Identify each line below that contains the word "this", and copy it out.

» **Given entries**
┄┄┄┄┄┄┄┄┄┄

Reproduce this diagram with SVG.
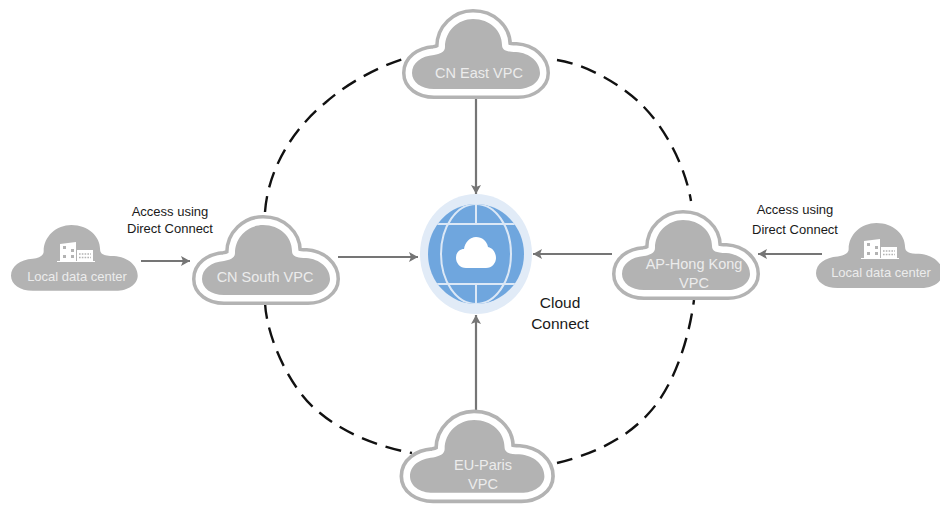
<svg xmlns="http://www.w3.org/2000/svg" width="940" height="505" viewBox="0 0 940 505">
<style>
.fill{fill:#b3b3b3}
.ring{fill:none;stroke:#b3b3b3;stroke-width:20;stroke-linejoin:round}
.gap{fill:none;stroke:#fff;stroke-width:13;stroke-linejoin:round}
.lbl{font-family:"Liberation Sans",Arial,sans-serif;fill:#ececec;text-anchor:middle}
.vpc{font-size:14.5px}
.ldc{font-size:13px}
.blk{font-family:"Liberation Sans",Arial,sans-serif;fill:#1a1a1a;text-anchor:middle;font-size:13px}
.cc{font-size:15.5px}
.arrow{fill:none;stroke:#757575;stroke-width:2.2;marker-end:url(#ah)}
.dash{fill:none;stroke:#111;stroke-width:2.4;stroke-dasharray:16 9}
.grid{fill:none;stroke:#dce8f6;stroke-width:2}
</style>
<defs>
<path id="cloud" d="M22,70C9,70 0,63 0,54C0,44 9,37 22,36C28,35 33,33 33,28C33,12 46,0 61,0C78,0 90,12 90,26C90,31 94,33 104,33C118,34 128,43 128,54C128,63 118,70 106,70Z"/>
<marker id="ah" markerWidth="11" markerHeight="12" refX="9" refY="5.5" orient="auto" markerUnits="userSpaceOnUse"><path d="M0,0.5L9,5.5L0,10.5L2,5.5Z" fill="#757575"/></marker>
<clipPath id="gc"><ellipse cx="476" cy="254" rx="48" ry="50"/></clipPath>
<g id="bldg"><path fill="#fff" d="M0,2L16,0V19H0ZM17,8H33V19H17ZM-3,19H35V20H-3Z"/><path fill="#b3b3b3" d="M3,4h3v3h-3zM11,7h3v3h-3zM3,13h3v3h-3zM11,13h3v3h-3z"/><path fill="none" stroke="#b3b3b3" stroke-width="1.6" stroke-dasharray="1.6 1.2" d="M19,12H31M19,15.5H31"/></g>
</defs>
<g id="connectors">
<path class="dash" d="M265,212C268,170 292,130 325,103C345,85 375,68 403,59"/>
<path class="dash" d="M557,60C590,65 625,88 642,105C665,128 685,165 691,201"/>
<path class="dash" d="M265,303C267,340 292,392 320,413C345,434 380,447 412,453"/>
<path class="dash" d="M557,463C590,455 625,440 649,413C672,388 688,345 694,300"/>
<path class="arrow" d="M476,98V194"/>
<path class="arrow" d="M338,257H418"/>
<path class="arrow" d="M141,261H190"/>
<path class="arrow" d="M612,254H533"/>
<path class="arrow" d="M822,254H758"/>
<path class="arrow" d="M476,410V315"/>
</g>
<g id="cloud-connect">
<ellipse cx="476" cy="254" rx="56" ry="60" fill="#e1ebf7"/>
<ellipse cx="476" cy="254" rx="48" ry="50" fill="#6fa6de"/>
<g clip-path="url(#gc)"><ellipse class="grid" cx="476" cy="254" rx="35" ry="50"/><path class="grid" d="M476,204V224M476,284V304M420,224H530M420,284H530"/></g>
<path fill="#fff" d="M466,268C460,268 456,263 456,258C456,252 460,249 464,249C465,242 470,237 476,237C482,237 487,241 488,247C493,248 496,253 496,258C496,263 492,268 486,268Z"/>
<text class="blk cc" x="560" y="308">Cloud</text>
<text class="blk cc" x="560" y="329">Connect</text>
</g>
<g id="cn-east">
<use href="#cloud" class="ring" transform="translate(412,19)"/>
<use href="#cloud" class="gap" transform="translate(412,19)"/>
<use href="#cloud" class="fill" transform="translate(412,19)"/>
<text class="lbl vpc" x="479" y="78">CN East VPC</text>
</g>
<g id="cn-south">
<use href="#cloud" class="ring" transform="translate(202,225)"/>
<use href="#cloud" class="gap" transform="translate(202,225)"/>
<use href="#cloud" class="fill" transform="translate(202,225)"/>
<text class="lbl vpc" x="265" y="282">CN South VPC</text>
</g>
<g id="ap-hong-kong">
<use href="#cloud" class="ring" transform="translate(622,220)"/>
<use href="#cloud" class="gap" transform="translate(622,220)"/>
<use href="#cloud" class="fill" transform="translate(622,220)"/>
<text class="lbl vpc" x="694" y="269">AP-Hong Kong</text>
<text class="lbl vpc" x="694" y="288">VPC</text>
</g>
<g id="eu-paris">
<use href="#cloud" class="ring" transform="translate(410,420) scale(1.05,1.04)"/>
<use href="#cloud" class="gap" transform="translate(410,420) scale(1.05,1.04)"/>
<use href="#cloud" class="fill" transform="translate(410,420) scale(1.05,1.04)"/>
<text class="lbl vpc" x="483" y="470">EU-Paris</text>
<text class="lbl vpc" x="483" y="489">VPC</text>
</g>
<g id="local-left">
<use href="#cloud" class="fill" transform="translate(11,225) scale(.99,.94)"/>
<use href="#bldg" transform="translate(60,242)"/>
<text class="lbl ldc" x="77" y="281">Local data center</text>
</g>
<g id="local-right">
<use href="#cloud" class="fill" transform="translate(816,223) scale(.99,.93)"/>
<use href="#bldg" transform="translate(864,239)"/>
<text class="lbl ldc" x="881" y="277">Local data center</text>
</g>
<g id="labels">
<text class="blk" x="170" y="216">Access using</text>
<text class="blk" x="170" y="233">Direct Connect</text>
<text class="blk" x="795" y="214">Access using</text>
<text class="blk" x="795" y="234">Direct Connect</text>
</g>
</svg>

┄┄┄┄┄┄┄┄┄┄

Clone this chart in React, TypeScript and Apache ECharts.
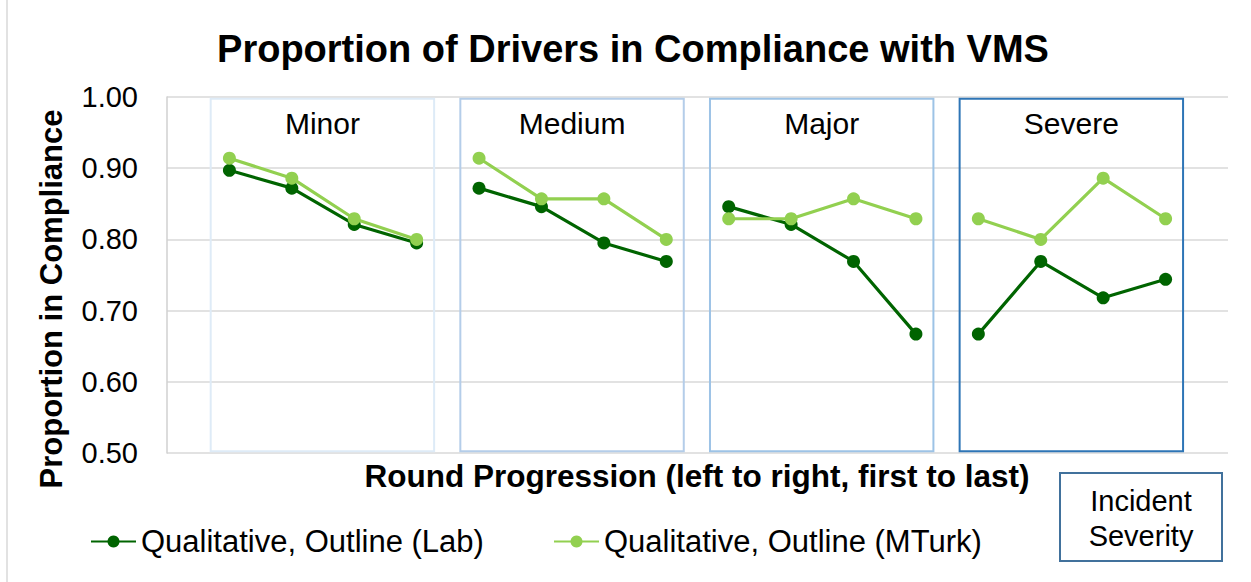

┄┄┄┄┄┄┄┄┄┄

» **Answer below**
Reproduce this diagram with SVG.
Clone this chart in React, TypeScript and Apache ECharts.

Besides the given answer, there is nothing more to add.